■ DATA SHOWN

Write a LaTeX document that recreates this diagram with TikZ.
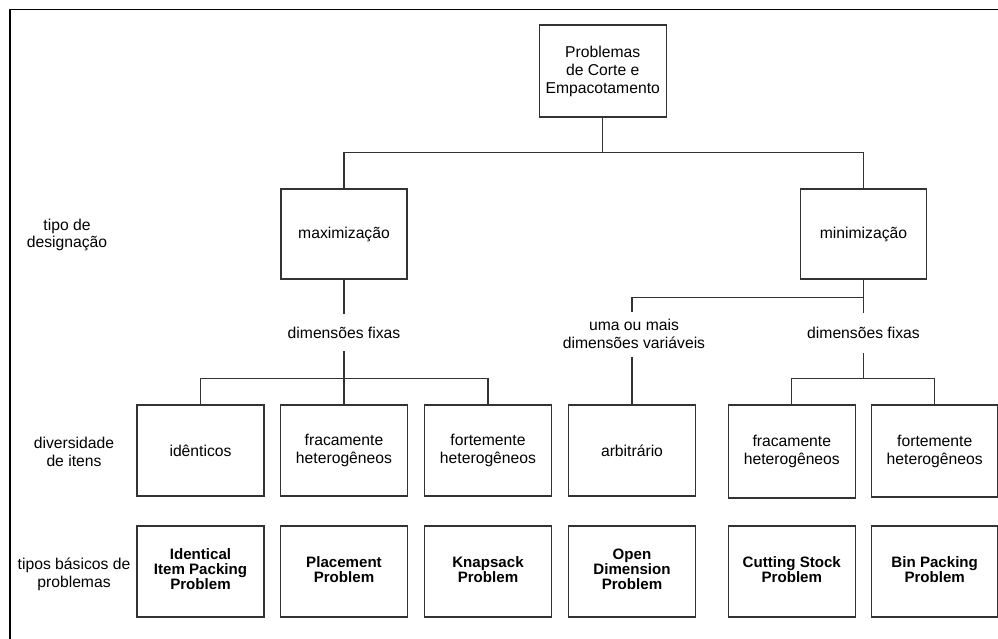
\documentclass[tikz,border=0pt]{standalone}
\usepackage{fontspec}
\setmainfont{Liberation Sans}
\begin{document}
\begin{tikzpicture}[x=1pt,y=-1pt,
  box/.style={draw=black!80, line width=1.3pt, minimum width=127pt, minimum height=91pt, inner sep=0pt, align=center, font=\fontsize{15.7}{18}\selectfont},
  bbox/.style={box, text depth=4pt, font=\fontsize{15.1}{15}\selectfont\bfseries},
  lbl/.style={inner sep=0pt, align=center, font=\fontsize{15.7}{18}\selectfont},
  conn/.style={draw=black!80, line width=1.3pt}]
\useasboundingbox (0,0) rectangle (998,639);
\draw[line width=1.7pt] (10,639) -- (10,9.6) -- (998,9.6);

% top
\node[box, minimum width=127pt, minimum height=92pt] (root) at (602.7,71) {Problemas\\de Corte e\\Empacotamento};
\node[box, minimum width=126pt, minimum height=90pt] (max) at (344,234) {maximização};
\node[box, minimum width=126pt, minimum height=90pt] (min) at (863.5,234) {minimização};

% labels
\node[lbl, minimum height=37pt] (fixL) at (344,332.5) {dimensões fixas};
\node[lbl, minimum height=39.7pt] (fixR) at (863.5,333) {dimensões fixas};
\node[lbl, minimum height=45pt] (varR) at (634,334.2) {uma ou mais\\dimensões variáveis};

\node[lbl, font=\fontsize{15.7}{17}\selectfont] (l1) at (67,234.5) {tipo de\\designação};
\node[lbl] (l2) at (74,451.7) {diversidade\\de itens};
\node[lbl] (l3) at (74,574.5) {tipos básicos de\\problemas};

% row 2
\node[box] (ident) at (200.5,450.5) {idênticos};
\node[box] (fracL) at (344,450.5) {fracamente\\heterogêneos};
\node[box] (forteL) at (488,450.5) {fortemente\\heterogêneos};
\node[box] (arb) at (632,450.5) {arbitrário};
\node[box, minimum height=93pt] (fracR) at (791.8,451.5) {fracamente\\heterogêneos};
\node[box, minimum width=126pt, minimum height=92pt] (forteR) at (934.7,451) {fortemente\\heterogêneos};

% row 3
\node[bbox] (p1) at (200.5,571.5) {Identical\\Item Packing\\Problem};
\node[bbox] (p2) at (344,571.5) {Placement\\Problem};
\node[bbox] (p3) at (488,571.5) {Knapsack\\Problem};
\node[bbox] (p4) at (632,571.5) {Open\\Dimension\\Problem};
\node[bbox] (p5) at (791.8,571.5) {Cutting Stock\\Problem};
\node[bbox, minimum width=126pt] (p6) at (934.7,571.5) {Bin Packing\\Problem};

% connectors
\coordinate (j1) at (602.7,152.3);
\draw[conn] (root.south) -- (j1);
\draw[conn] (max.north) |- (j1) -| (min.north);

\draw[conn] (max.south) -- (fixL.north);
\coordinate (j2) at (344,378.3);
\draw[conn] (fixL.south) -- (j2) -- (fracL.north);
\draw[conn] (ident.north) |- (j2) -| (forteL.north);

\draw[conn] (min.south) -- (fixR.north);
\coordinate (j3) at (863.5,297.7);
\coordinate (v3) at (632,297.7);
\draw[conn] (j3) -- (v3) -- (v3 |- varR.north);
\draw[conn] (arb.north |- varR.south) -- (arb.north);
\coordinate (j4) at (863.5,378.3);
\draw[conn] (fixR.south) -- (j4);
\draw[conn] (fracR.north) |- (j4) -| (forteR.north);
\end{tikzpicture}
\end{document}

■ WHAT YOU ARE ASKED TO DO
Please take the lines from the beginning of the data above through the line holding "minimum height=90pt] (min)" and transcribe them exactly, without any pictures.

■ SOLUTION
Write a LaTeX document that recreates this diagram with TikZ.
\documentclass[tikz,border=0pt]{standalone}
\usepackage{fontspec}
\setmainfont{Liberation Sans}
\begin{document}
\begin{tikzpicture}[x=1pt,y=-1pt,
  box/.style={draw=black!80, line width=1.3pt, minimum width=127pt, minimum height=91pt, inner sep=0pt, align=center, font=\fontsize{15.7}{18}\selectfont},
  bbox/.style={box, text depth=4pt, font=\fontsize{15.1}{15}\selectfont\bfseries},
  lbl/.style={inner sep=0pt, align=center, font=\fontsize{15.7}{18}\selectfont},
  conn/.style={draw=black!80, line width=1.3pt}]
\useasboundingbox (0,0) rectangle (998,639);
\draw[line width=1.7pt] (10,639) -- (10,9.6) -- (998,9.6);

% top
\node[box, minimum width=127pt, minimum height=92pt] (root) at (602.7,71) {Problemas\\de Corte e\\Empacotamento};
\node[box, minimum width=126pt, minimum height=90pt] (max) at (344,234) {maximização};
\node[box, minimum width=126pt, minimum height=90pt] (min) at (863.5,234) {minimização};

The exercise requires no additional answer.